Create all keystores in the PKCS #12 (p12 file) format. In most cases, a CA issues certificates in PEM format. Use OpenSSL to directly import the certificate into a PKCS #12 keystore.

Procedure

  1. Use the following command to import the certificate and private key issued in PEM format to a PKCS #12 keystore:
    openssl pkcs12 -export -in <PEM_certificate> -inkey <private_key> -out <keystore_file_name> -name <keystore_name> 
    For example:
    openssl pkcs12 -export -in my_certificate.pem -inkey my_private_key.key -out my_keystore.p12 -name my_keystore

    You will be prompted to create a password for the keystore file.

  2. Store the keystore password in a text file.
    For example, store the password in a file named my_keystore_password.txt.
    Tip: To ensure that a newline character is not added after the password, run the following command:
    echo -n "<password>" > my_keystore_password.txt
  3. Store the keystore and password text files in a local directory, such as ${HOME}/sdc.
    To enable the engine to access these files, you will add a bind mount argument to the engine run command in a later step.

Step 2. Configure engines to use the keystore file

About this task

To enable the engine to use the keystore and keystore password text files that you created, add advanced configuration properties to the StreamSets environment for the engine.

Procedure

  1. On the Manage tab of your project, edit the StreamSets environment.
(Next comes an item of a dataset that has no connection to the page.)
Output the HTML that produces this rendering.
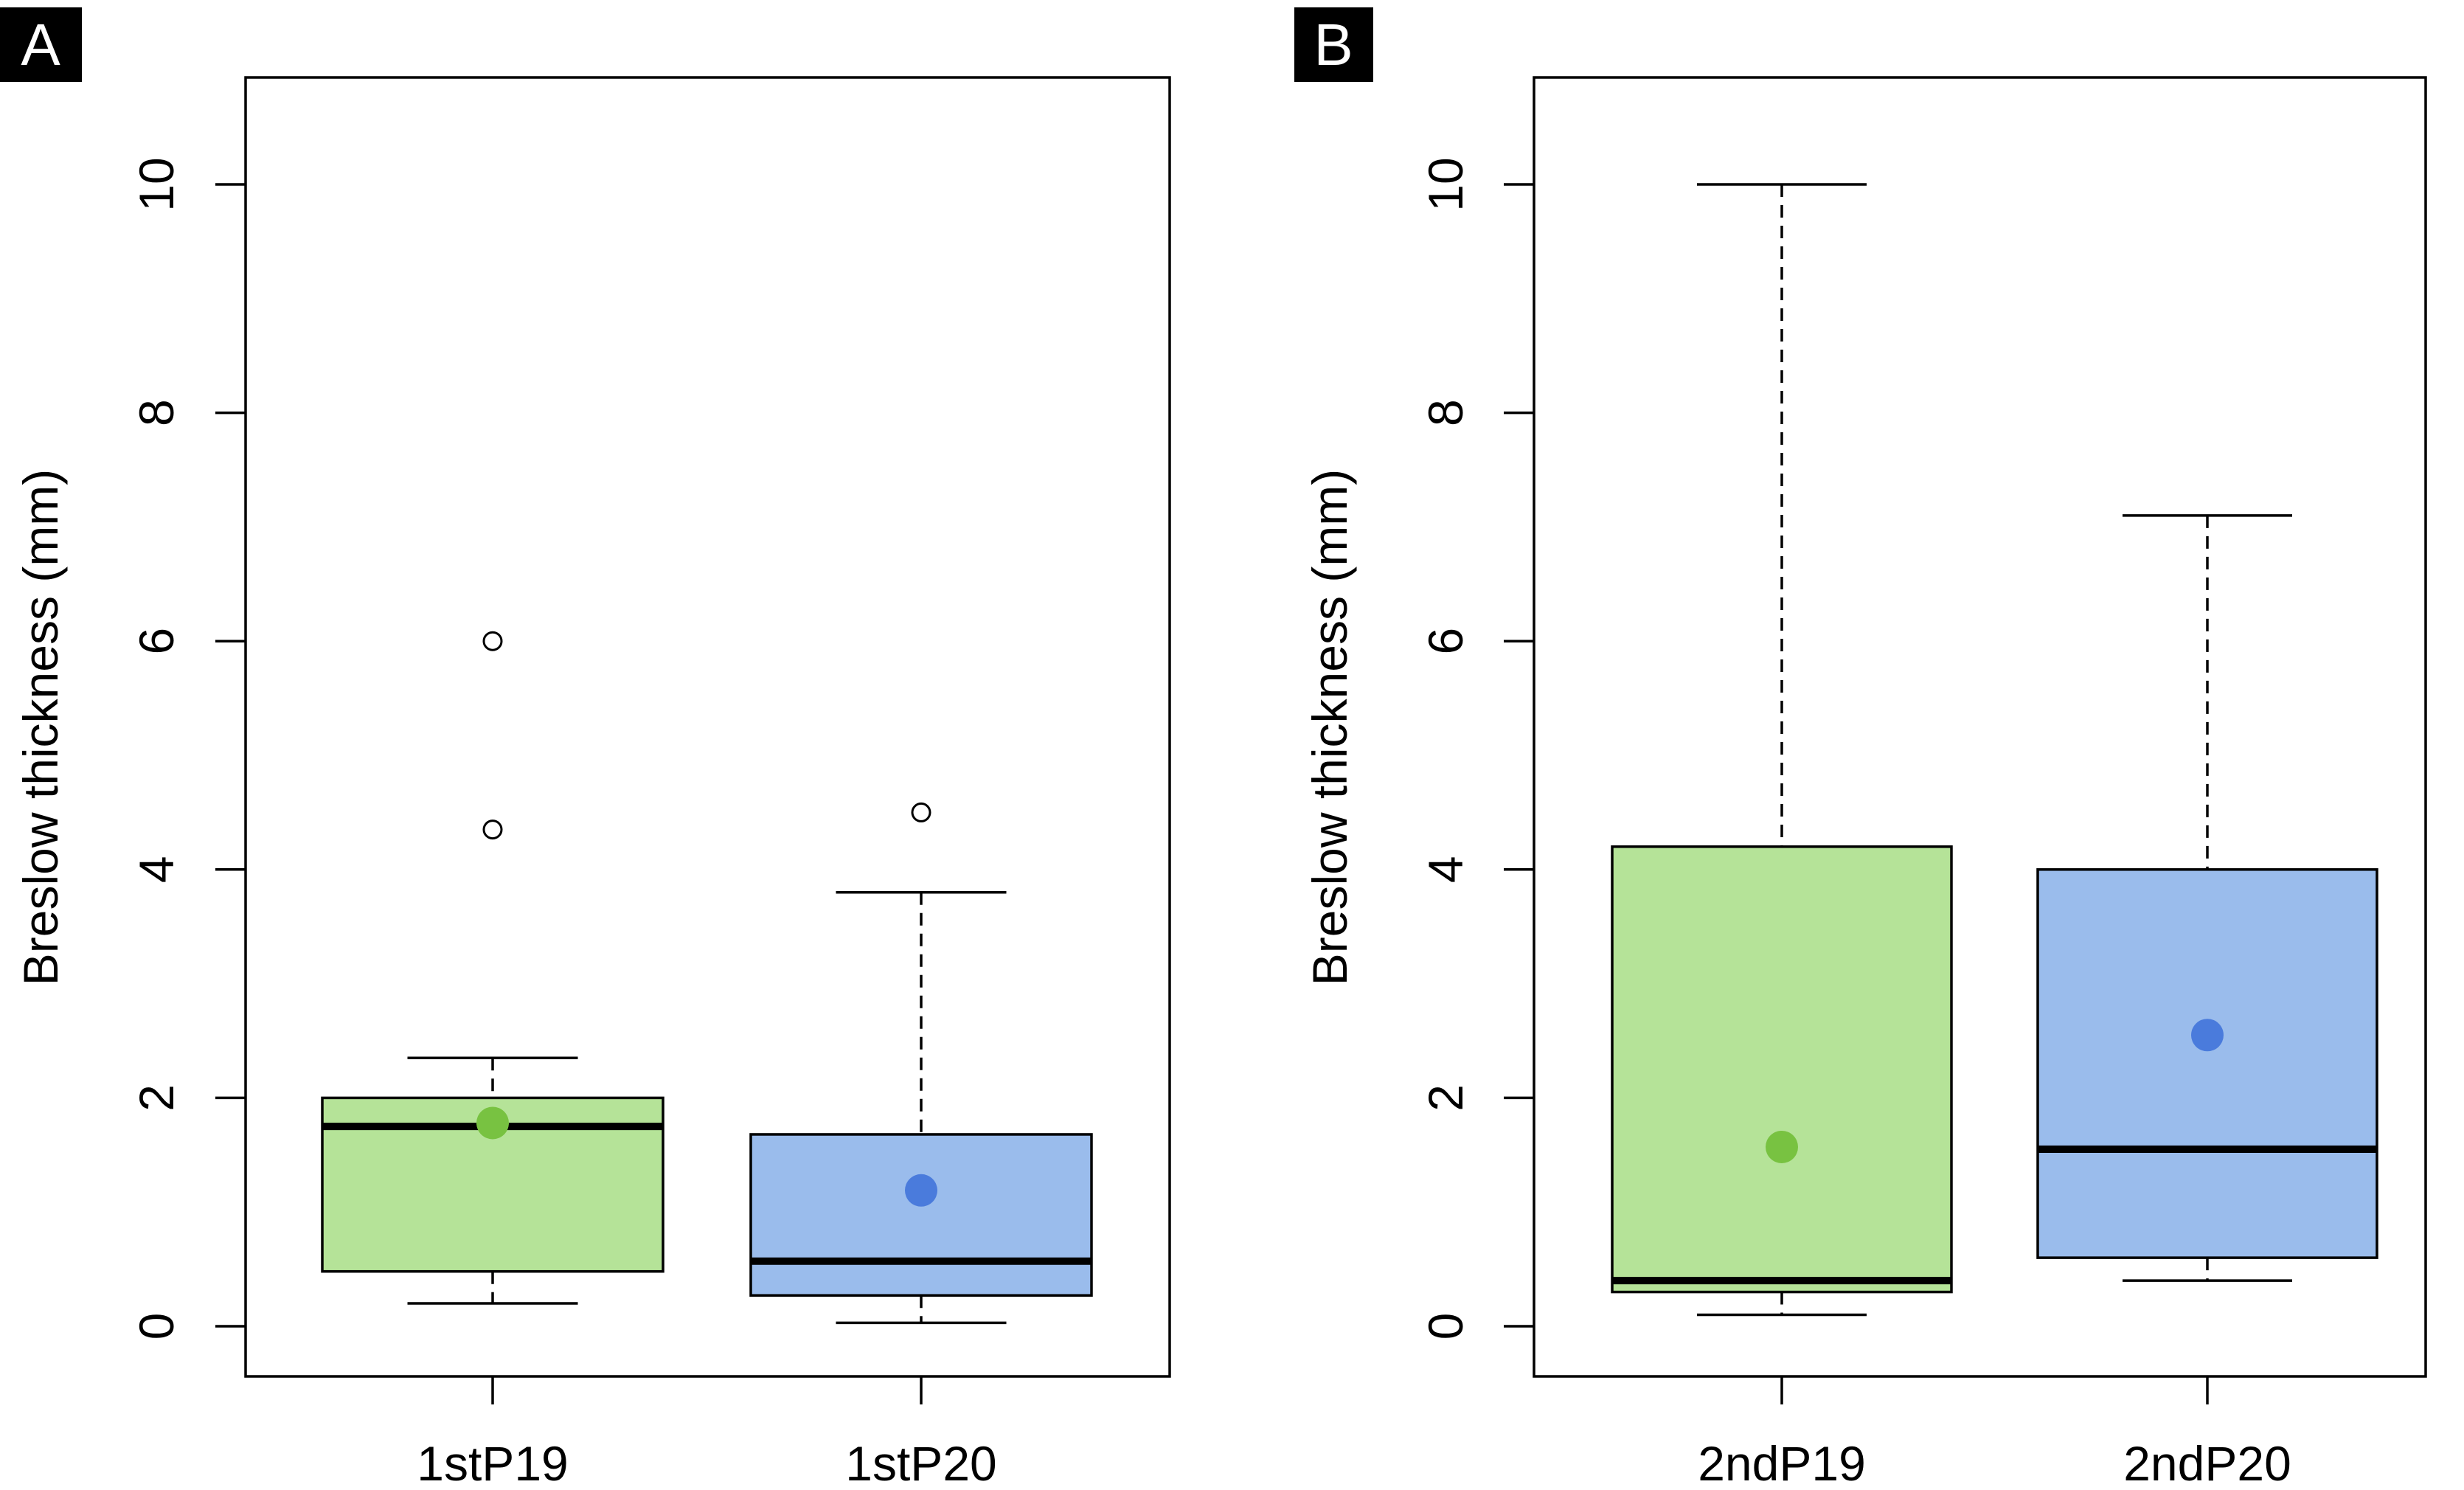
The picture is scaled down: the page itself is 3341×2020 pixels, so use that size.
<!DOCTYPE html>
<html><head><meta charset="utf-8">
<style>
html,body{margin:0;padding:0;background:#fff;}
svg{display:block;font-family:"Liberation Sans",Arial,sans-serif;}
</style></head>
<body>
<svg id="chart" width="3341" height="2020" viewBox="0 0 3341 2020" xmlns="http://www.w3.org/2000/svg">
<rect x="0" y="0" width="3341" height="2020" fill="#fff"/>
<g><rect x="0" y="10" width="111" height="101" fill="#000"/><text x="55" y="88" font-size="80" fill="#fff" text-anchor="middle">A</text></g>
<g><rect x="1755" y="10" width="107" height="101" fill="#000"/><text x="1808" y="88" font-size="80" fill="#fff" text-anchor="middle">B</text></g>
</svg>
<script>
const panelNames = ["panel-a","panel-b"];
const categoriesA = ["1stP19","1stP20"];
const categoriesB = ["2ndP19","2ndP20"];
const whiskerLowA = [0.2, 0.03];
const q1A = [0.48, 0.27];
const medianA = [1.75, 0.57];
const q3A = [2.0, 1.68];
const whiskerHighA = [2.35, 3.8];
const meanA = [1.78, 1.19];
const outliersA = [[4.35, 6.0],[4.5]];
const whiskerLowB = [0.1, 0.4];
const q1B = [0.3, 0.6];
const medianB = [0.4, 1.55];
const q3B = [4.2, 4.0];
const whiskerHighB = [10, 7.1];
const meanB = [1.57, 2.55];
const outliersB = [[],[]];
const yTicks = [0,2,4,6,8,10];
const yTitle = "Breslow thickness (mm)";

const NS = "http://www.w3.org/2000/svg";
const svg = document.getElementById("chart");
const fills = ["#b5e398","#9abcec"];
const dots = ["#78c241","#4a7bdc"];

function mk(tag, attrs, parent){
  const e = document.createElementNS(NS, tag);
  for (const k in attrs) e.setAttribute(k, attrs[k]);
  (parent||svg).appendChild(e);
  return e;
}

function drawPanel(idx, left, right, centers, halfW, titleX, labX, cats, lo, q1, med, q3, hi, mean, outs){
  const top = 105, bottom = 1866;
  const y0 = 1798, y10 = 250;
  const y = v => y0 + (y10 - y0) * v / 10;
  const x = i => centers[i];
  const g = mk("g", {});
  
  

  for (let i = 0; i < cats.length; i++) {
    const bg = mk("g", {}, g);
    
    
    const cx = x(i);
    const w1 = mk("line", {x1:cx, x2:cx, y1:y(hi[i]), y2:y(q3[i]), stroke:"#000", "stroke-width":3.5, "stroke-dasharray":"17 11"}, bg);
    
    
    const w2 = mk("line", {x1:cx, x2:cx, y1:y(q1[i]), y2:y(lo[i]), stroke:"#000", "stroke-width":3.5, "stroke-dasharray":"17 11"}, bg);
    
    
    const c1 = mk("line", {x1:cx-halfW/2, x2:cx+halfW/2, y1:y(hi[i]), y2:y(hi[i]), stroke:"#000", "stroke-width":3.5}, bg);
    
    
    const c2 = mk("line", {x1:cx-halfW/2, x2:cx+halfW/2, y1:y(lo[i]), y2:y(lo[i]), stroke:"#000", "stroke-width":3.5}, bg);
    
    
    const r = mk("rect", {x:cx-halfW, y:y(q3[i]), width:2*halfW, height:y(q1[i])-y(q3[i]), fill:fills[i], stroke:"#000", "stroke-width":3.5}, bg);
    
    
    const m = mk("line", {x1:cx-halfW, x2:cx+halfW, y1:y(med[i]), y2:y(med[i]), stroke:"#000", "stroke-width":10}, bg);
    
    
    const d = mk("circle", {cx:cx, cy:y(mean[i]), r:22, fill:dots[i]}, bg);
    
    
    outs[i].forEach(v => {
      const o = mk("circle", {cx:cx, cy:y(v), r:12, fill:"none", stroke:"#000", "stroke-width":3}, bg);
      
      
    });
    const t = mk("line", {x1:cx, x2:cx, y1:bottom, y2:bottom+38, stroke:"#000", "stroke-width":3.5}, g);
    
    
    const l = mk("text", {x:cx, y:2007, "font-size":66, "text-anchor":"middle", fill:"#000"}, g);
    l.textContent = cats[i];
    
    
  }
  const frame = mk("rect", {x:left, y:top, width:right-left, height:bottom-top, fill:"none", stroke:"#000", "stroke-width":3.5}, g);
  
  
  yTicks.forEach(v => {
    const t = mk("line", {x1:left-41, x2:left, y1:y(v), y2:y(v), stroke:"#000", "stroke-width":3.5}, g);
    
    
    const l = mk("text", {x:labX, y:y(v), "font-size":66, "text-anchor":"middle", fill:"#000", transform:"rotate(-90 " + labX + " " + y(v) + ")"}, g);
    l.textContent = v;
    
    
  });
  const tt = mk("text", {x:titleX, y:986, "font-size":66, "text-anchor":"middle", fill:"#000", transform:"rotate(-90 " + titleX + " 986)"}, g);
  tt.textContent = yTitle;
  
  
}

drawPanel(0, 333, 1586, [668, 1249], 231, 78, 235, categoriesA, whiskerLowA, q1A, medianA, q3A, whiskerHighA, meanA, outliersA);
drawPanel(1, 2080, 3289, [2416, 2993], 230, 1826, 1983, categoriesB, whiskerLowB, q1B, medianB, q3B, whiskerHighB, meanB, outliersB);
</script>
</body></html>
Open the Advanced Configuration dialog box, then add the following Data Collector properties as keys and values, as needed:
    Advanced Configuration HTTPS Property Description
    https.keystore.path

    Name of the target keystore file to add to the Data Collector engine container.

    You can specify the name of your keystore file, or you can skip configuring this property to use the default file name: keystore.jks.
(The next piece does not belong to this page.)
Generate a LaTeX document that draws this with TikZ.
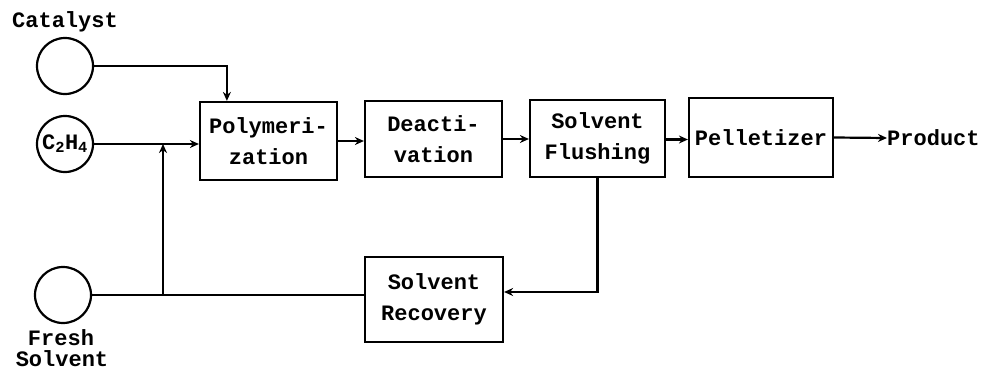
\documentclass[tikz,border=0pt]{standalone}
\usepackage{fontspec}
\setmonofont{Liberation Mono}
\usetikzlibrary{arrows.meta}
\begin{document}
\begin{tikzpicture}[x=1pt,y=-1pt,
  every node/.style={font=\ttfamily\bfseries\fontsize{22}{31}\selectfont, inner sep=0pt},
  feed/.style={draw, circle, line width=2.2pt, minimum size=56pt},
  unit/.style={draw, rectangle, line width=2.2pt, align=center},
  flow/.style={line width=2.2pt},
  arr/.style={flow, -{Stealth[length=9pt,width=8pt]}}]
  \useasboundingbox (0,0) rectangle (985,372);
  \fill[white] (0,0) rectangle (985,372);

  % feed vessels
  \node[feed] (cat) at (65,66) {};
  \node (catlbl) at (65,22) {Catalyst};
  \node[feed] (eth) at (65,144) {C\textsubscript{2}H\textsubscript{4}};
  \node[feed] (fresh) at (63,295) {};
  \node (freshlbl) at (61,338) {Fresh};
  \node (solvlbl) at (62,359) {Solvent};

  % process units
  \node[unit, minimum width=137pt, minimum height=78pt] (poly) at (268.5,141) {Polymeri-\\zation};
  \node[unit, minimum width=137pt, minimum height=76pt] (deact) at (433.5,139) {Deacti-\\vation};
  \node[unit, minimum width=135pt, minimum height=77pt] (flush) at (597.5,138.5) {Solvent\\Flushing};
  \node[unit, minimum width=144pt, minimum height=79pt] (pell) at (761,137.5) {Pelletizer};
  \node[unit, minimum width=138pt, minimum height=85pt] (recov) at (434,299.5) {Solvent\\Recovery};
  \node[anchor=west] (prod) at (887,138) {Product};

  % main line
  \draw[arr] (cat.east) -| ([xshift=28pt]poly.north west);
  \draw[arr] (eth.east) -- (eth.east -| poly.west);
  \draw[arr] (poly.east) -- (poly.east -| deact.west);
  \draw[arr] (deact.east) -- (deact.east -| flush.west);
  \draw[arr] ([yshift=-1pt]flush.east) -- ([yshift=-1pt]flush.east -| pell.west);
  \draw[arr] (pell.east) -- (prod.west);

  % solvent recycle
  \draw[arr] (flush.south) |- ([yshift=7.5pt]recov.east);
  \coordinate (mix) at (163,295);
  \draw[flow] (fresh.east) -- (fresh.east -| recov.west);
  \draw[arr] (mix) -- (mix |- eth.east);
\end{tikzpicture}
\end{document}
    For example, you have a keystore file named my_keystore.p12. To use this name for the target keystore file in the Data Collector engine container, configure this property as follows:

    • Key: https.keystore.path

    • Value: my_keystore.p12

    If you do not configure this property, when you mount your keystore file, use keystore.jks as the target keystore file name.
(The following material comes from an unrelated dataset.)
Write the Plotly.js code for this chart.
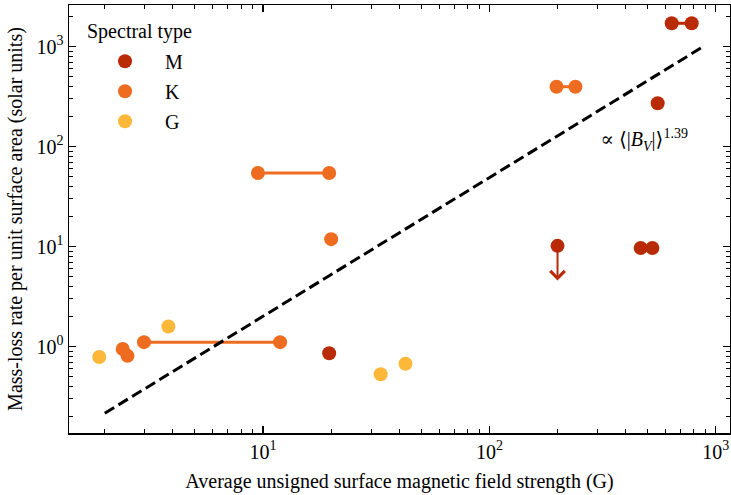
<!DOCTYPE html>
<html>
<head>
<meta charset="utf-8">
<script src="https://cdn.plot.ly/plotly-3.0.1.min.js"></script>
<style>
html,body{margin:0;padding:0;background:#fff;}
#chart{width:731px;height:495px;}
#chart svg text{font-family:"Liberation Serif","Times New Roman","DejaVu Serif",serif !important;}
</style>
</head>
<body>
<div id="chart"></div>
<script>
// ---- data ----
const categories = ['M', 'K', 'G'];
const colors = {M: '#b92a06', K: '#ee6c1f', G: '#fdb83a'};

// single measurements
const M_x = [19.6, 200, 554];
const M_y = [0.86, 10.2, 272];
const K_x = [2.40, 2.52, 20.0];
const K_y = [0.95, 0.81, 11.9];
const G_x = [1.89, 3.82, 33.1, 42.6];
const G_y = [0.79, 1.59, 0.53, 0.676];

// ranges in field strength (pairs joined by a line)
const M_pair_lo = [466, 639];
const M_pair_hi = [525, 783];
const M_pair_y  = [9.7, 1714];
const K_pair_lo = [2.98, 9.5, 198];
const K_pair_hi = [11.9, 19.6, 240];
const K_pair_y  = [1.11, 54.6, 398];

// upper limit
const UL_x = [200];
const UL_y = [10.2];
const UL_tip = [4.6];

// power-law fit line endpoints
const fit_x = [2.0, 870];
const fit_y = [0.216, 986];
const fitLabel = '∝ ⟨|<i>B</i><sub><i>V</i></sub>|⟩<sup>1.39</sup>';

// tick labels
const xTickVals = [10, 100, 1000];
const xTickText = ['10<sup>1</sup>', '10<sup>2</sup>', '10<sup>3</sup>'];
const yTickVals = [1, 10, 100, 1000];
const yTickText = ['10<sup>0</sup>', '10<sup>1</sup>', '10<sup>2</sup>', '10<sup>3</sup>'];

const xTitle = 'Average unsigned surface magnetic field strength (G)';
const yTitle = 'Mass-loss rate per unit surface area (solar units)';
const legendTitle = 'Spectral type';

// ---- build ----
const FONT = '"Liberation Serif", "Times New Roman", serif';
const singles = {M: [M_x, M_y], K: [K_x, K_y], G: [G_x, G_y]};
const pairs = {M: [M_pair_lo, M_pair_hi, M_pair_y], K: [K_pair_lo, K_pair_hi, K_pair_y]};

function minorVals(lo, hi) {
  const out = [];
  for (let k = lo; k <= hi; k++) for (let d = 2; d <= 9; d++) out.push(d * Math.pow(10, k));
  return out;
}

const traces = [];
categories.forEach((c, i) => {
  if (pairs[c]) {
    const [lo, hi, yy] = pairs[c];
    const px = [], py = [];
    lo.forEach((v, j) => { px.push(v, hi[j], null); py.push(yy[j], yy[j], null); });
    traces.push({
      x: px, y: py, type: 'scatter', mode: 'lines+markers', showlegend: false,
      legendgroup: c, hoverinfo: 'skip',
      line: {color: colors[c], width: 3},
      marker: {color: colors[c], size: 14, line: {width: 0}}
    });
  }
  traces.push({
    x: singles[c][0], y: singles[c][1], type: 'scatter', mode: 'markers',
    name: '\u2002\u2002' + c, legendgroup: c, legendrank: i + 1,
    marker: {color: colors[c], size: 14, line: {width: 0}}
  });
});
traces.push({
  x: fit_x, y: fit_y, type: 'scatter', mode: 'lines', showlegend: false,
  line: {color: '#000', width: 3, dash: '11px,5px'}, hoverinfo: 'skip'
});

const axisCommon = {
  type: 'log', showline: true, linecolor: '#000', linewidth: 1.5, mirror: 'ticks',
  ticks: 'inside', ticklen: 7, tickwidth: 1.3, tickcolor: '#000',
  showgrid: false, zeroline: false, tickmode: 'array',
  tickfont: {family: FONT, size: 20, color: '#000'}
};

const annotations = [
  {xref: 'paper', yref: 'paper', x: 0.024, y: 0.939, xanchor: 'left', yanchor: 'middle',
   text: legendTitle, showarrow: false, font: {family: FONT, size: 20, color: '#000'}},
  {xref: 'x', yref: 'y', x: Math.log10(302), y: Math.log10(117), xanchor: 'left', yanchor: 'middle',
   text: fitLabel, showarrow: false, font: {family: FONT, size: 20, color: '#000'}}
];
UL_x.forEach((v, j) => {
  annotations.push({
    xref: 'x', yref: 'y', axref: 'x', ayref: 'y',
    x: Math.log10(v), y: Math.log10(UL_tip[j]), ax: Math.log10(v), ay: Math.log10(UL_y[j]),
    text: '', showarrow: true, arrowhead: 4, arrowsize: 1.4, arrowwidth: 2, arrowcolor: colors.M
  });
});

const layout = {
  width: 731, height: 495,
  margin: {l: 69, r: 1, t: 5, b: 62},
  paper_bgcolor: '#fff', plot_bgcolor: '#fff',
  font: {family: FONT, size: 20, color: '#000'},
  xaxis: Object.assign({}, axisCommon, {
    range: [0.1429, 3.063], tickvals: xTickVals, ticktext: xTickText,
    minor: {tickmode: 'array', tickvals: minorVals(0, 3), ticks: 'inside', ticklen: 4, tickwidth: 1, tickcolor: '#000', showgrid: false},
    title: {text: xTitle, font: {family: FONT, size: 20, color: '#000'}, standoff: 12}
  }),
  yaxis: Object.assign({}, axisCommon, {
    range: [-0.863, 3.417], tickvals: yTickVals, ticktext: yTickText,
    minor: {tickmode: 'array', tickvals: minorVals(-1, 3), ticks: 'inside', ticklen: 4, tickwidth: 1, tickcolor: '#000', showgrid: false},
    title: {text: yTitle, font: {family: FONT, size: 20, color: '#000'}, standoff: 8}
  }),
  showlegend: true,
  legend: {x: 0.0545, y: 0.914, xanchor: 'left', yanchor: 'top', bgcolor: 'rgba(0,0,0,0)',
           borderwidth: 0, font: {family: FONT, size: 20, color: '#000'}, tracegroupgap: 1},
  annotations: annotations
};

Plotly.newPlot('chart', traces, layout, {displayModeBar: false, staticPlot: true});
</script>
</body>
</html>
    https.keystore.password Password to open the keystore file.

    Instead of entering the password in clear text, you can store the password in a keystore password file, then use the file or exec function to retrieve the password from the file.

    Default is ${file("keystore-password.txt")}.

    You can specify the name of your keystore password file in the default expression, or you can skip configuring this property to use the default keystore password file name: keystore-password.txt.

    For example, you have a keystore password file named my_keystore_password.txt. To use this name for the target keystore password file in the Data Collector engine container, configure this property as follows:

    • Key: https.keystore.password
    • Value: ${file("my_keystore_password.txt")}

    If you do not configure this property, when you mount your keystore password file, use keystore-password.txt as the target keystore password file name.

    https.port Secure port number for the engine. Default is 18630. Update the port number as needed.
    https.require.hsts Requires the engine to include the HTTP Strict Transport Security (HSTS) response header.

    Set to true to enable HSTS.

    Default is false.

  2. Click Save to save your additions to the Advanced Configuration dialog box.
  3. Click Save to save all changes to the environment.

Step 3. Mount the keystore file

About this task

To enable Data Collector to use the keystore and keystore password files, edit the StreamSets environment to customize the engine run command. Add a mount option to the command, then run the customized command to restart the engine.

Procedure

  1. If the engine is running, stop the engine.
    1. Determine the container ID for the engine:
      <docker|podman> ps

      For example, use the following command for Docker: docker ps

    2. Copy the ID of the container that you want to update.
    3. Stop the engine:
      <docker|podman> stop <container_id>
  2. On the Manage tab of your project, click the StreamSets tool.
  3. For the environment, click Options > Edit environment.
  4. In the Advanced configurations section, click Click to configure.
  5. In the Docker command options section, click Add value twice.
  6. Add the following bind mount options as separate values:
    --mount type=bind,source=<path_to_keystore_file>,target=/etc/sdc/<keystore_file_name>,readonly
    --mount type=bind,source=<path_to_keystore_password_file>,target=/etc/sdc/<keystore_password_file_name>,readonly

    Or if you do not define the https.keystore.path and https.keystore.password properties, add the following options and update the source paths only:

    --mount type=bind,source=<path_to_keystore_file>,target=/etc/sdc/keystore.jks,readonly
    --mount type=bind,source=<path_to_keystore_password_file>,target=/etc/sdc/keystore-password.txt,readonly
  7. Define the following source and target paths in the options:
    • <path_to_keystore_file> is the local location of keystore file that you created in step 1.
    • <path_to_keystore_password_file> is the local location of the keystore password file that you created in step 1.
    • <keystore_file_name> is the file name that you defined for the https.keystore.path property in step 2.
    • <keystore_password_file_name> is the file name that you defined for the https.keystore.password property in step 2.
    Important: Make sure that all files exist in the expected locations.
    For example, the following bind mount options define "${HOME}"/sdc/my_keystore.p12 and "${HOME}"/sdc/my_keystore_password.txt for the source paths and use my_keystore.p12 and my_keystore_password.txt as the file names in the target paths:
    --mount type=bind,source="${HOME}"/sdc/my_keystore.p12,target=/etc/sdc/my_keystore.p12,readonly
    --mount type=bind,source="${HOME}"/sdc/my_keystore_password.txt,target=/etc/sdc/my_keystore_password.txt,readonly
  8. Save your changes.
  9. For the environment, click Options > Get run command, and then copy the command.

    Notice that the copied command includes your customization.

  10. Run the customized engine command.

    The command starts a Data Collector engine container that includes the specified HTTP properties and mounted files.